• **Problem description**: Find each line holding the word "that" and give the total alone.

• **Source records**:
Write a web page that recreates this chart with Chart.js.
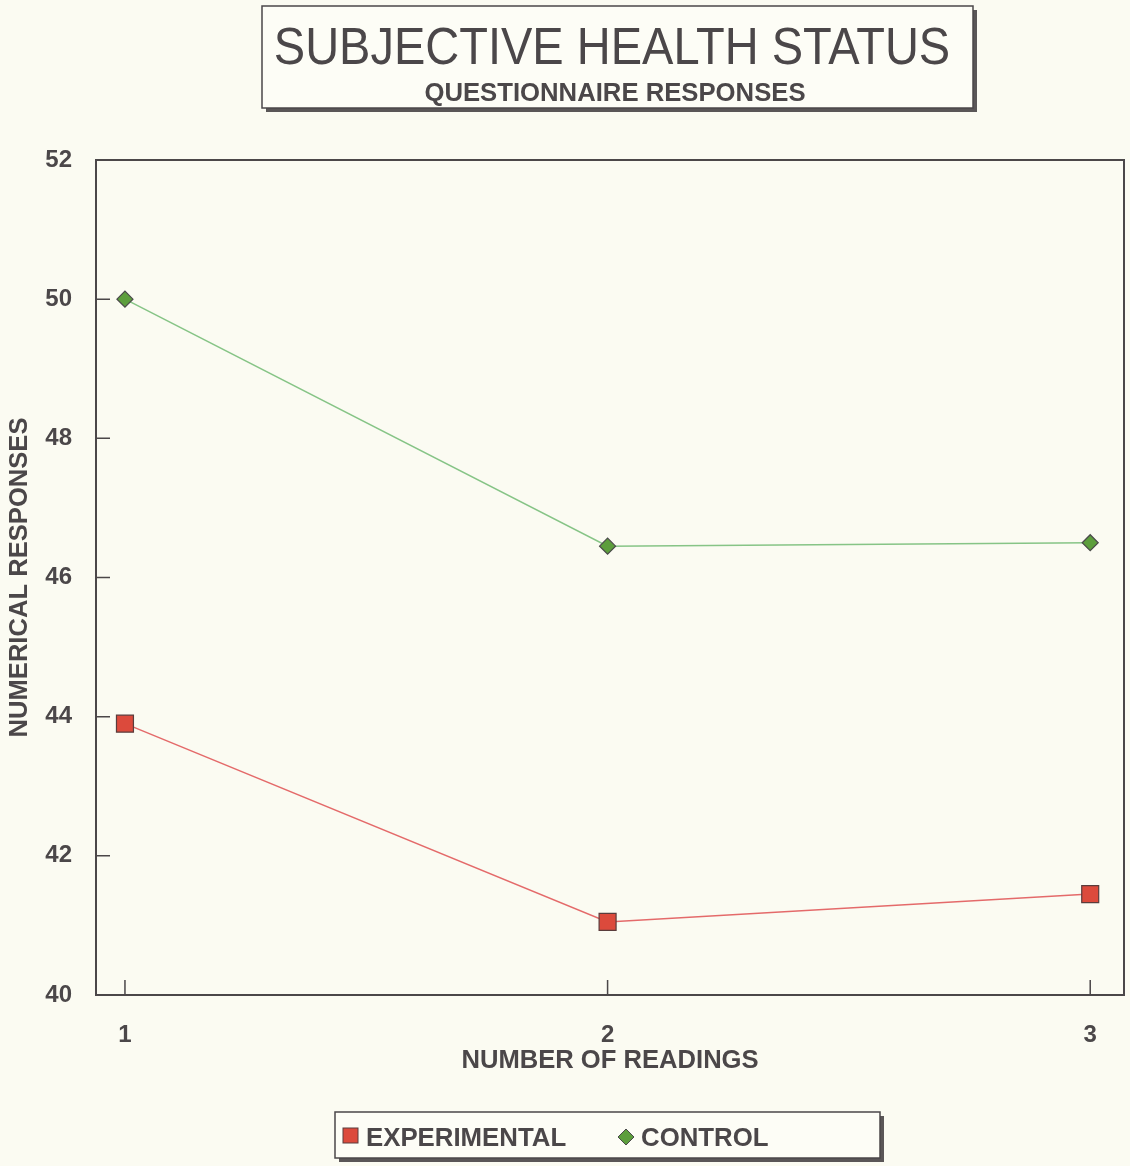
<!DOCTYPE html>
<html>
<head>
<meta charset="utf-8">
<script src="https://cdn.jsdelivr.net/npm/chart.js@4"></script>
<style>
  html, body { margin: 0; padding: 0; background: #fbfbf2; overflow: hidden; }
  #wrap { width: 1130px; height: 1166px; }
  canvas { display: block; }
</style>
</head>
<body>
<div id="wrap"><canvas id="chart"></canvas></div>
<script>
const title = 'SUBJECTIVE HEALTH STATUS';
const subtitle = 'QUESTIONNAIRE RESPONSES';
const readings = [1, 2, 3];
const experimental = [43.9, 41.05, 41.45];
const control = [50.0, 46.45, 46.5];
const yTicks = [40, 42, 44, 46, 48, 50, 52];

const ink = '#4b4749';
const font = '"Liberation Sans", Arial, sans-serif';

// title box, legend box, frame and inward tick marks
const decor = {
  id: 'decor',
  beforeDraw(chart) {
    const c = chart.ctx;
    c.save();
    c.fillStyle = '#fbfbf2';
    c.fillRect(0, 0, chart.width, chart.height);
    c.restore();
  },
  afterDraw(chart) {
    const c = chart.ctx;
    const a = chart.chartArea;
    const xs = chart.scales.x, ys = chart.scales.y;
    c.save();

    // plot frame
    c.strokeStyle = ink;
    c.lineWidth = 2;
    c.strokeRect(a.left, a.top, a.right - a.left, a.bottom - a.top);

    // inward ticks
    c.lineWidth = 1.5;
    c.beginPath();
    yTicks.slice(1, -1).forEach(v => {
      const y = ys.getPixelForValue(v);
      c.moveTo(a.left, y); c.lineTo(a.left + 14, y);
    });
    readings.forEach(v => {
      const x = xs.getPixelForValue(v);
      c.moveTo(x, a.bottom); c.lineTo(x, a.bottom - 15);
    });
    c.stroke();

    // title box
    box(c, 262, 6, 711, 102);
    c.fillStyle = ink;
    c.textAlign = 'center';
    c.textBaseline = 'alphabetic';
    c.save();
    c.translate(612, 64);
    c.scale(1, 1.12);
    c.font = '47px ' + font;
    c.fillText(title, 0, 0);
    c.restore();
    c.font = 'bold 25.7px ' + font;
    c.fillText(subtitle, 615, 101);

    // legend box
    box(c, 335, 1112, 545, 46);
    c.font = 'bold 25.8px ' + font;
    c.textAlign = 'left';
    const ds = chart.data.datasets;
    // experimental: square
    c.fillStyle = ds[0].pointBackgroundColor;
    c.strokeStyle = ds[0].pointBorderColor;
    c.lineWidth = 1;
    c.fillRect(343, 1128, 15, 15);
    c.strokeRect(343, 1128, 15, 15);
    c.fillStyle = ink;
    c.fillText(ds[0].label, 366, 1146);
    // control: diamond
    c.beginPath();
    c.moveTo(626, 1129); c.lineTo(634, 1137); c.lineTo(626, 1145); c.lineTo(618, 1137);
    c.closePath();
    c.fillStyle = ds[1].pointBackgroundColor;
    c.fill();
    c.strokeStyle = ds[1].pointBorderColor;
    c.stroke();
    c.fillStyle = ink;
    c.fillText(ds[1].label, 641, 1146);

    c.restore();
  }
};

function box(c, x, y, w, h) {
  c.fillStyle = '#5a5657';
  c.fillRect(x + 4, y + 4, w, h);
  c.fillStyle = '#fdfdf6';
  c.fillRect(x, y, w, h);
  c.strokeStyle = ink;
  c.lineWidth = 1.5;
  c.strokeRect(x, y, w, h);
}

const ctx = document.getElementById('chart').getContext('2d');
new Chart(ctx, {
  type: 'line',
  data: {
    datasets: [
      {
        label: 'EXPERIMENTAL',
        data: readings.map((r, i) => ({ x: r, y: experimental[i] })),
        borderColor: '#e46a6a',
        borderWidth: 1.5,
        pointStyle: 'rect',
        pointRadius: 12,
        pointBackgroundColor: '#dc4a3c',
        pointBorderColor: '#5a3c3c',
        pointBorderWidth: 1.2,
        fill: false
      },
      {
        label: 'CONTROL',
        data: readings.map((r, i) => ({ x: r, y: control[i] })),
        borderColor: '#86c486',
        borderWidth: 1.5,
        pointStyle: 'rectRot',
        pointRadius: 8,
        pointBackgroundColor: '#5c9e3c',
        pointBorderColor: '#4a4a4a',
        pointBorderWidth: 1.2,
        fill: false
      }
    ]
  },
  options: {
    responsive: true,
    maintainAspectRatio: false,
    animation: false,
    layout: { autoPadding: false, padding: { left: 0, right: 6, top: 160, bottom: 80 } },
    plugins: {
      legend: { display: false },
      tooltip: { enabled: false }
    },
    scales: {
      x: {
        type: 'linear',
        min: 0.94,
        max: 3.07,
        grid: { display: false },
        border: { display: false },
        afterBuildTicks: s => { s.ticks = readings.map(v => ({ value: v })); },
        afterFit: s => { s.height = 91; s.paddingLeft = 0; s.paddingRight = 0; },
        ticks: { color: ink, font: { family: font, size: 24, weight: 'bold' }, padding: 18 },
        title: {
          display: true,
          text: 'NUMBER OF READINGS',
          color: ink,
          font: { family: font, size: 25.6, weight: 'bold' },
          padding: { top: 0, bottom: 10 }
        }
      },
      y: {
        min: 40,
        max: 52,
        grid: { display: false },
        border: { display: false },
        afterBuildTicks: s => { s.ticks = yTicks.map(v => ({ value: v })); },
        afterFit: s => { s.width = 96; },
        ticks: { color: ink, font: { family: font, size: 24, weight: 'bold' }, padding: 16 },
        title: {
          display: true,
          text: 'NUMERICAL RESPONSES',
          color: ink,
          font: { family: font, size: 25.6, weight: 'bold' },
          padding: { top: 5, bottom: 0 }
        }
      }
    }
  },
  plugins: [decor]
});
</script>
</body>
</html>
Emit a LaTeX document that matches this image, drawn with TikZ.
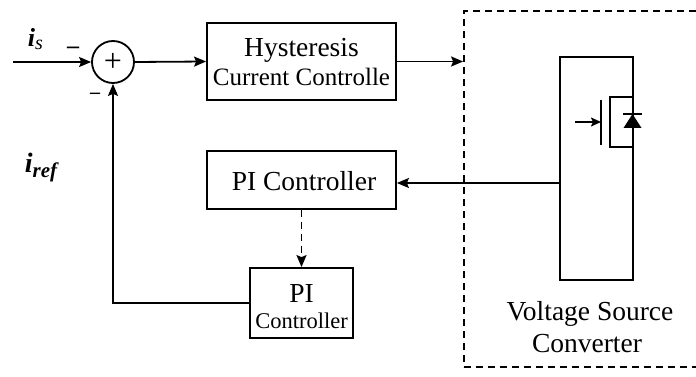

• **Correct response**: 2